Yudi Latif mengatakan, gugatan hukum kepada KPU yang tengah dirancang bukan untuk mendelegitimasi pemilu. "Kami berpikir harus ada tindakan atas pelanggaran yang dilakukan KPU agar tidak menjadi preseden buruk bagi penyelenggara pemilu berikutnya. KPU yang buruk, maka input demokrasi buruk. Tidak boleh pelanggaran oleh KPU ini gratisan. Harus dibawa pada otoritas hukum," kata Yudi.
Saat ini, kata Yudi, pihaknya tengah melakukan kajian secara hukum atas sejumlah pelanggaran oleh KPU, di antaranya penetapan daftar pemilih tetap (DPT). Meskipun selama ini KPU terkesan "selamat" dari tindak pelanggaran yang dilakukan, Yudi berpendapat harus ditempuh upaya hukum.
"Mungkin KPU punya backing politik, tapi backing politik harus dikalahkan oleh ketentuan-ketentuan hukum. Tak ada yang kebal hukum," ujarnya.
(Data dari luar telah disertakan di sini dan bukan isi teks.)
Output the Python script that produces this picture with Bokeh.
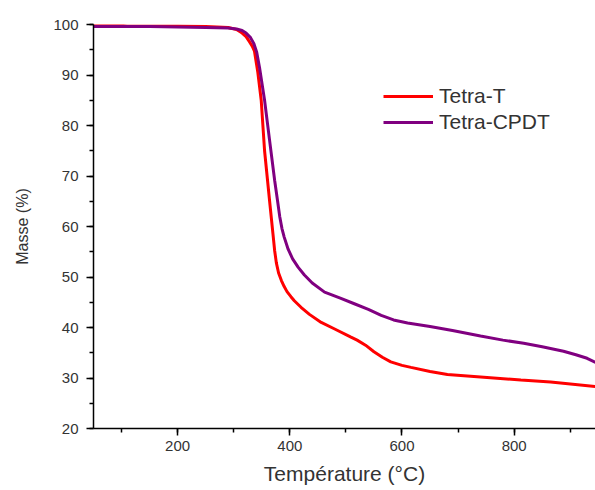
from bokeh.plotting import figure
from bokeh.models import Range1d, SingleIntervalTicker, Legend, LegendItem
from bokeh.embed import file_html
from bokeh.resources import INLINE

# Data (Température °C, Masse %)
temp_t = [50, 90, 110, 200, 250, 290, 305, 315, 322, 328, 333, 337, 343, 349, 355, 364, 370,
          373, 376, 380, 385, 390, 395, 402, 408, 420, 435, 456, 480, 509, 520, 535, 550,
          565, 580, 600, 616, 650, 681, 740, 812, 865, 945]
mass_t = [100.0, 100.0, 99.7, 99.7, 99.6, 99.4, 99.0, 98.3, 97.6, 96.6, 95.7, 94.7, 90.5,
          85.0, 75.0, 65.0, 58.5, 55.2, 52.8, 50.8, 49.3, 48.1, 47.1, 46.1, 45.3, 44.0, 42.6,
          41.0, 39.7, 38.1, 37.5, 36.5, 35.2, 34.1, 33.2, 32.5, 32.1, 31.3, 30.7, 30.2, 29.6,
          29.2, 28.3]

temp_c = [50, 150, 200, 250, 290, 305, 315, 322, 330, 336, 341, 346, 355, 364, 373, 378, 382,
          386, 390, 397, 405, 415, 426, 440, 462, 490, 515, 540, 563, 585, 610, 650, 690,
          740, 780, 817, 850, 888, 910, 930, 945]
mass_c = [99.6, 99.6, 99.5, 99.4, 99.3, 99.1, 98.8, 98.3, 97.4, 96.2, 94.5, 91.5, 85.0, 77.0,
          69.1, 65.2, 62.0, 59.6, 57.9, 55.5, 53.6, 51.9, 50.4, 48.8, 47.0, 45.8, 44.7, 43.6,
          42.4, 41.5, 40.9, 40.2, 39.4, 38.3, 37.5, 36.9, 36.2, 35.3, 34.6, 33.9, 33.1]

series_names = ["Tetra-T", "Tetra-CPDT"]
x_label = "Température (°C)"
y_label = "Masse (%)"

FONT = "Liberation Sans"
TXT = "#333333"

p = figure(width=595, height=487, output_backend="svg", toolbar_location=None,
           x_range=Range1d(50, 945), y_range=Range1d(20, 100),
           min_border_left=93, min_border_right=0, min_border_top=24, min_border_bottom=10)
p.outline_line_color = None
p.xgrid.visible = False
p.ygrid.visible = False

r1 = p.line(temp_t, mass_t, line_color="#ff0000", line_width=3)
r2 = p.line(temp_c, mass_c, line_color="#800080", line_width=3)

p.xaxis.ticker = SingleIntervalTicker(interval=200, num_minor_ticks=2)
p.yaxis.ticker = SingleIntervalTicker(interval=10, num_minor_ticks=2)

for ax in (p.xaxis[0], p.yaxis[0]):
    ax.axis_line_color = "black"
    ax.axis_line_width = 1.5
    ax.major_tick_line_color = "black"
    ax.minor_tick_line_color = "black"
    ax.major_tick_line_width = 1.5
    ax.minor_tick_line_width = 1.5
    ax.major_tick_out = 7
    ax.major_tick_in = 0
    ax.minor_tick_out = 4
    ax.minor_tick_in = 0
    ax.major_label_text_font = FONT
    ax.major_label_text_font_size = "15px"
    ax.major_label_text_color = TXT
    ax.axis_label_text_font = FONT
    ax.axis_label_text_font_style = "normal"
    ax.axis_label_text_color = TXT

p.xaxis.axis_label = x_label
p.yaxis.axis_label = y_label
p.xaxis.axis_label_text_font_size = "21px"
p.yaxis.axis_label_text_font_size = "16px"
p.xaxis.major_label_standoff = 5
p.yaxis.major_label_standoff = 8
p.xaxis.axis_label_standoff = 8
p.yaxis.axis_label_standoff = 19

legend = Legend(items=[LegendItem(label=series_names[0], renderers=[r1]),
                       LegendItem(label=series_names[1], renderers=[r2])],
                location=(290, 294), padding=0, margin=0, spacing=2,
                glyph_width=50, glyph_height=20, label_height=20, label_standoff=6,
                border_line_color=None, background_fill_alpha=0,
                label_text_font=FONT, label_text_font_size="21px", label_text_color=TXT)
p.add_layout(legend)

open("out.html", "w").write(file_html(p, INLINE))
Ray Rangkuti menjelaskan, ada 9 jenis pelanggaran dalam pemilu yang tidak bisa dibiarkan dan secara langsung atau tidak langsung menjadi tanggung jawab KPU.
Pertama, KPU diragukan kompetensinya, kenetralannya dan tanggung jawabnya yang mendorong adanya kecurangan dan penghilangan hak pilih. Kedua, DPT tidak pernah dinyatakan dan ditetapkan KPU secara pasti.
"Ketiga, pelanggaran otoritas pemerintah ditemukan dalam bentuk mobilisasi sumber daya serta penggiringan pemilih pada calon tertentu. Keempat, timses memanipulasi sumber dan jumlah pendanaan serta melanggar aturan kampanye," katanya.
Pelanggaran kelima, lembaga yudisial cenderung mengabaikan pengaduan dari lembaga pengawasan. Keenam, media massa cenderung tidak memberi akses setara bagi setiap kontestan.
"Ketujuh, lembaga riset dan penyiaran mengabaikan rasionalitas dan kemaslahatan publik dengan melanggar kaidah ilmiah atau etika penyiaran hasil survei dan hitung cepat," paparnya.
Ray melanjutkan, catatan kedelapan, keterlibatan lembaga asing pada sektor strategis yang berpotensi memanipulasi hasil pemilu. Dan kesembilan, kepala pemerintahan tidak menunjukkan tanggung jawab optimal dalam mengupayakan pemilu yang bermutu, jujur, dan adil.
Di tempat yang sama, Ismed Hasan Putro menilai, Pemilu 2009 berlangsung penuh kecurangan. Kandidat yang saat ini dinyatakan menang pun diprediksi akan otoriter bak Soeharto.
"Pemilu ini mengingatkan zaman Soeharto di mana Golkar selalu menang mutlak. Saya membayangkan bagaimana presiden yang telah dinyatakan terpilih ini dari proses pemilu yang otoriter," ujarnya.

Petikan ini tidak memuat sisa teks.